Réception des acteurs : entre satisfaction et vigilance constructive

La Fédération congolaise de handball salue « un texte de référence qui clarifie des zones grises datant de l’époque coloniale ». Côté athlètes, la sprinteuse Prisca Lolo Mvoula estime que « lier la prime à l’effort plutôt qu’au résultat brut encouragera le long terme ». Certains techniciens redoutent toutefois une surcharge administrative liée au contrôle de la moralité. Le ministère rassure : les procédures d’agrément seront digitalisées pour éviter les lenteurs. Les partenaires privés voient quant à eux l’opportunité d’associer leur image à une discipline plus transparente, condition sine qua non des nouveaux contrats de sponsoring socialement responsable.

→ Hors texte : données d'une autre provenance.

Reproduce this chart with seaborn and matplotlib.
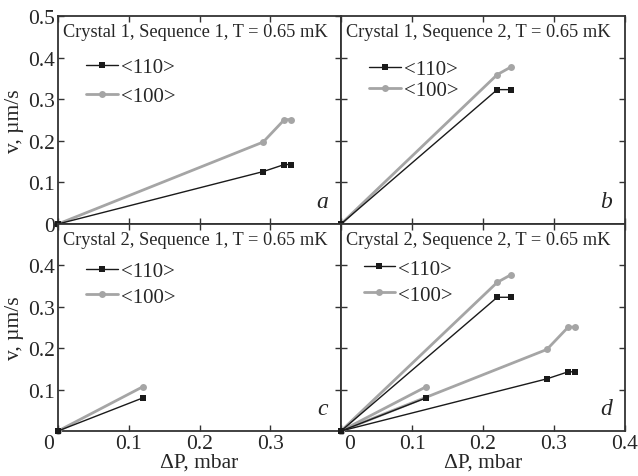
import numpy as np
import pandas as pd
import matplotlib
matplotlib.use("Agg")
import matplotlib.pyplot as plt
import matplotlib.transforms as mtransforms
from matplotlib.lines import Line2D
import seaborn as sns

# Data (dP in mbar, v in um/s)
a_dp_110 = [0.0, 0.29, 0.32, 0.33]
a_v_110 = [0.0, 0.126, 0.143, 0.143]
a_dp_100 = [0.0, 0.29, 0.32, 0.33]
a_v_100 = [0.0, 0.197, 0.251, 0.251]

b_dp_110 = [0.0, 0.22, 0.24]
b_v_110 = [0.0, 0.323, 0.323]
b_dp_100 = [0.0, 0.22, 0.24]
b_v_100 = [0.0, 0.359, 0.378]

c_dp_110 = [0.0, 0.12]
c_v_110 = [0.0, 0.080]
c_dp_100 = [0.0, 0.12]
c_v_100 = [0.0, 0.107]

titles = ["Crystal 1, Sequence 1, T = 0.65 mK",
          "Crystal 1, Sequence 2, T = 0.65 mK",
          "Crystal 2, Sequence 1, T = 0.65 mK",
          "Crystal 2, Sequence 2, T = 0.65 mK"]
letters = ["a", "b", "c", "d"]

BLACK = "#1a1a1a"
GRAY = "#a5a5a5"
SPINE = "#333333"

sns.set_style("ticks")
plt.rcParams['font.family'] = ['Liberation Serif', 'DejaVu Serif']

fig = plt.figure(figsize=(6.38, 4.77), dpi=100)
W, H = 638, 477
x0, xm, x1 = 58, 341, 625
y0, ym, y1 = 17, 225, 432

def make_ax(l, r, t, b):
    return fig.add_axes([l / W, 1 - b / H, (r - l) / W, (b - t) / H])

ax_a = make_ax(x0, xm, y0, ym)
ax_b = make_ax(xm, x1, y0, ym)
ax_c = make_ax(x0, xm, ym, y1)
ax_d = make_ax(xm, x1, ym, y1)
axes = [ax_a, ax_b, ax_c, ax_d]

panel_series = [
    [(a_dp_110, a_v_110, a_dp_100, a_v_100)],
    [(b_dp_110, b_v_110, b_dp_100, b_v_100)],
    [(c_dp_110, c_v_110, c_dp_100, c_v_100)],
    [(a_dp_110, a_v_110, a_dp_100, a_v_100),
     (b_dp_110, b_v_110, b_dp_100, b_v_100),
     (c_dp_110, c_v_110, c_dp_100, c_v_100)],
]

for ax, series in zip(axes, panel_series):
    for dp110, v110, dp100, v100 in series:
        df100 = pd.DataFrame({"dp": dp100, "v": v100})
        df110 = pd.DataFrame({"dp": dp110, "v": v110})
        sns.lineplot(data=df100, x="dp", y="v", ax=ax, sort=False, color=GRAY,
                     lw=2.0, marker="o", markersize=5, markeredgewidth=0,
                     clip_on=False, zorder=3)
        sns.lineplot(data=df110, x="dp", y="v", ax=ax, sort=False, color=BLACK,
                     lw=1.0, marker="s", markersize=5, markeredgewidth=0,
                     clip_on=False, zorder=4)

for i, ax in enumerate(axes):
    ax.set_xlim(0, 0.4)
    ax.set_ylim(0, 0.5)
    ax.set_xlabel("")
    ax.set_ylabel("")
    for s in ax.spines.values():
        s.set_visible(True)
        s.set_color(SPINE)
        s.set_linewidth(1.3)
    ax.tick_params(direction="in", length=4, width=1.0, color=SPINE,
                   top=True, right=True, labelsize=15.5, pad=2)
    ax.set_xticks([0.0, 0.1, 0.2, 0.3, 0.4])
    ax.text(0.018, 0.965, titles[i], transform=ax.transAxes, ha="left",
            va="top", fontsize=13.2)
    ax.text(0.955, 0.06, letters[i], transform=ax.transAxes, ha="right",
            va="bottom", fontsize=17, style="italic")

# tick labels
ax_a.set_yticks([0.0, 0.1, 0.2, 0.3, 0.4, 0.5])
ax_a.set_yticklabels(["0", "0.1", "0.2", "0.3", "0.4", "0.5"])
ax_a.tick_params(labelbottom=False)
ax_b.set_yticks([0.1, 0.2, 0.3, 0.4])
ax_b.tick_params(labelleft=False, labelbottom=False)
ax_c.set_yticks([0.1, 0.2, 0.3, 0.4])
ax_c.set_yticklabels(["0.1", "0.2", "0.3", "0.4"])
ax_c.set_xticklabels(["0", "0.1", "0.2", "0.3", ""])
ax_d.set_yticks([0.1, 0.2, 0.3, 0.4])
ax_d.tick_params(labelleft=False)
ax_d.set_xticklabels(["0", "0.1", "0.2", "0.3", "0.4"])

# nudge the "0" labels like the original
for ax, dx in [(ax_c, -9), (ax_d, 9)]:
    lab = ax.get_xticklabels()[0]
    lab.set_transform(lab.get_transform() +
                      mtransforms.ScaledTranslation(dx / 100, 0, fig.dpi_scale_trans))

for ax in [ax_a, ax_c]:
    ax.set_ylabel("v, \u00b5m/s", fontsize=15.5, labelpad=3)
for ax in [ax_c, ax_d]:
    ax.set_xlabel("\u0394P, mbar", fontsize=15.5, labelpad=0)

handles = [Line2D([], [], color=BLACK, lw=1.0, marker="s", markersize=5, markeredgewidth=0),
           Line2D([], [], color=GRAY, lw=2.0, marker="o", markersize=5, markeredgewidth=0)]
labels = ["<110>", "<100>"]
leg_pos = [(0.1, 0.8, 0.45), (0.1, 0.79, 0.05), (0.1, 0.82, 0.3), (0.08, 0.83, 0.3)]
for ax, (lx, ly, sp) in zip(axes, leg_pos):
    ax.legend(handles, labels, loc="upper left", bbox_to_anchor=(lx, ly),
              frameon=False, fontsize=15, handlelength=1.5, handletextpad=0.15,
              labelspacing=sp, borderpad=0, borderaxespad=0, numpoints=1)

fig.savefig("out.png", dpi=100)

Cap sur une gouvernance sportive intégrée et inclusive

Au-delà de l’urgence opérationnelle, les deux décrets amorcent une mutation systémique. En articulant éthique, sélection et incitations, l’exécutif congolais place le sport au cœur d’une diplomatie du rayonnement, où la performance légitime la voix du pays dans les enceintes continentales. La modernisation annoncée appelle toutefois un suivi rigoureux : formation des cadres, évaluation d’impact, mécanismes de médiation. L’engagement affiché du ministère, doublé du contrôle parlementaire, devrait permettre d’éviter l’effet d’annonce. S’il parvient à conjuguer exigence morale et excellence compétitive, le Congo pourrait non seulement franchir un cap sportif, mais également consolider son modèle de gouvernance, démontrant que les vertus civiques valent autant, sinon plus, qu’une première place sur le podium.